LongMemEval OpenViking Benchmark

This directory contains the OpenViking evaluation flow for LongMemEval:

import each user's haystack sessions into OpenViking;
run one retrieval call per question;
optionally rerank the retrieved memories;
answer from the selected memory context;
judge and summarize the result CSV.

The benchmark expects an OpenViking server to already be running. The commands below use the default local OpenViking client configuration. If you need a different endpoint, pass --openviking-url to both import and eval.

Data

Set the dataset path once:

bash

DATA=/path/to/longmemeval_s_cleaned.json

The importer uses each sample's original question_id-derived user id, such as lm_user_<id>, so the eval script searches the same user space created during import.

Import

bash

python benchmark/longmemeval/openviking/import_to_ov.py \
  --input "$DATA" \
  --parallel 16 \
  --submit-parallel 16 \
  --wait-mode deferred \
  --success-csv result/longmemeval_openviking_import_success.csv \
  --error-log result/longmemeval_openviking_import_errors.log

Use --force-ingest only when intentionally re-importing existing sessions.

Smoke Test

Run one question before a full evaluation:

bash

python benchmark/longmemeval/openviking/run_eval.py "$DATA" \
  --output result/longmemeval_openviking_smoke.csv \
  --count 1 \
  --threads 1 \
  --single-search-context-limit 50 \
  --single-search-rerank-limit 10 \
  --single-search-max-context-chars 30000 \
  --debug-print-model-input

With --debug-print-model-input, the CSV includes the full answer prompt and retrieval trace.
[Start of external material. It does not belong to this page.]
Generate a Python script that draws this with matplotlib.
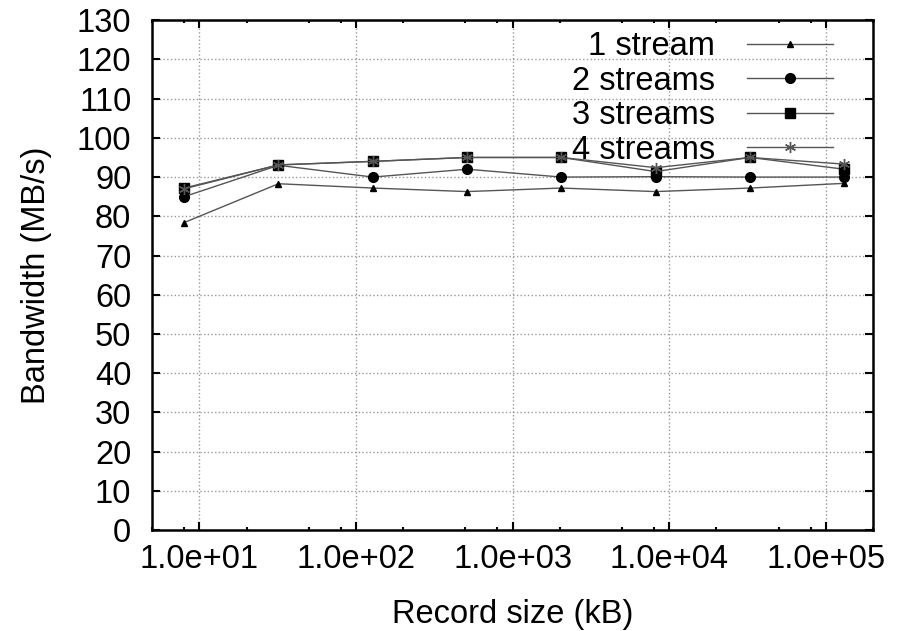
import matplotlib
matplotlib.use("Agg")
import matplotlib.pyplot as plt
import matplotlib.ticker as mticker

plt.rcParams['font.family'] = ['Liberation Sans', 'DejaVu Sans']

# --- Data ---
record_size = [8, 32, 128, 512, 2048, 8192, 32768, 131072]
one_stream = [78.4, 88.3, 87.2, 86.3, 87.2, 86.3, 87.2, 88.4]
two_streams = [85.0, 93.0, 90.0, 92.0, 90.0, 90.1, 90.0, 90.0]
three_streams = [87.2, 93.1, 94.0, 95.0, 95.0, 91.4, 95.0, 92.0]
four_streams = [87.0, 93.1, 94.0, 95.0, 95.0, 92.4, 95.0, 93.3]

labels = ['1 stream', '2 streams', '3 streams', '4 streams']
y_ticks = list(range(0, 131, 10))

FS = 23.5

# --- Plot ---
fig = plt.figure(figsize=(9.06, 6.31), dpi=100)
ax = fig.add_axes([0.168, 0.160, 0.7956, 0.808])

line_kw = dict(color='#555555', linewidth=1.0)
ax.plot(record_size, one_stream, marker='^', markersize=5, markerfacecolor='black',
        markeredgecolor='black', label=labels[0], **line_kw)
ax.plot(record_size, two_streams, marker='o', markersize=7, markerfacecolor='black',
        markeredgecolor='black', label=labels[1], **line_kw)
ax.plot(record_size, three_streams, marker='s', markersize=7, markerfacecolor='black',
        markeredgecolor='black', label=labels[2], **line_kw)
ax.plot(record_size, four_streams, marker=(6, 2, 0), markersize=8, markeredgewidth=1.0,
        markeredgecolor='#555555', label=labels[3], **line_kw)

ax.set_xscale('log')
ax.set_xlim(5, 2e5)
ax.set_ylim(0, 130)
ax.set_yticks(y_ticks)
ax.xaxis.set_major_locator(mticker.LogLocator(base=10, numticks=20))
ax.xaxis.set_minor_locator(mticker.LogLocator(base=10, subs=(2, 5, 8), numticks=20))
ax.xaxis.set_minor_formatter(mticker.NullFormatter())
ax.xaxis.set_major_formatter(mticker.FuncFormatter(lambda v, p: f'{v:.1e}'))

ax.tick_params(axis='both', which='both', direction='in', top=True, right=True,
               labelsize=FS, width=1.5)
ax.tick_params(axis='both', which='major', length=5.5)
ax.tick_params(axis='x', which='minor', length=2.5)
ax.tick_params(axis='y', which='major', pad=15)
ax.tick_params(axis='x', which='major', pad=10)
for s in ax.spines.values():
    s.set_linewidth(1.8)

ax.grid(True, which='major', linestyle=':', color='#999999', linewidth=1.0)
ax.set_axisbelow(True)

ax.set_xlabel('Record size (kB)', fontsize=FS, labelpad=17)
ax.set_ylabel('Bandwidth (MB/s)', fontsize=FS, labelpad=18)

ax.legend(loc='upper right', bbox_to_anchor=(833 / 906, 1 - 31 / 631),
          bbox_transform=fig.transFigure, frameon=False, markerfirst=False,
          fontsize=FS, handlelength=2.64, handletextpad=0.98, labelspacing=0.11,
          borderpad=0, borderaxespad=0)

fig.savefig('out.png', dpi=100)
Check retrieved_uris_by_iteration to confirm rerank is enabled and context_uris contains the expected number of memories.

Full Eval

This example retrieves 50 memories, keeps the top 10 after rerank, and caps the memory text passed to the answer model at 30000 characters.

bash

OUT=result/longmemeval_openviking_search50_rerank10_chars30000.csv

python benchmark/longmemeval/openviking/run_eval.py "$DATA" \
  --output "$OUT" \
  --threads 8 \
  --timeout 900 \
  --single-search-context-limit 50 \
  --single-search-rerank-limit 10 \
  --single-search-max-context-chars 30000

Set --single-search-rerank-limit 0 to disable rerank. Set --single-search-max-context-chars 0 to disable the character budget.

Judge And Stat

bash

python benchmark/longmemeval/openviking/judge.py \
  --input "$OUT" \
  --parallel 40

python benchmark/longmemeval/openviking/stat_judge_result.py \
  --input "$OUT"

The judge writes result values back into the same CSV. Use --force to re-grade rows that already have a result. Use --strict-prompt when you want the stricter LongMemEval judge prompt instead of the default lenient prompt.

stat_judge_result.py prints overall accuracy, average memory token/character usage, and accuracy grouped by LongMemEval question type.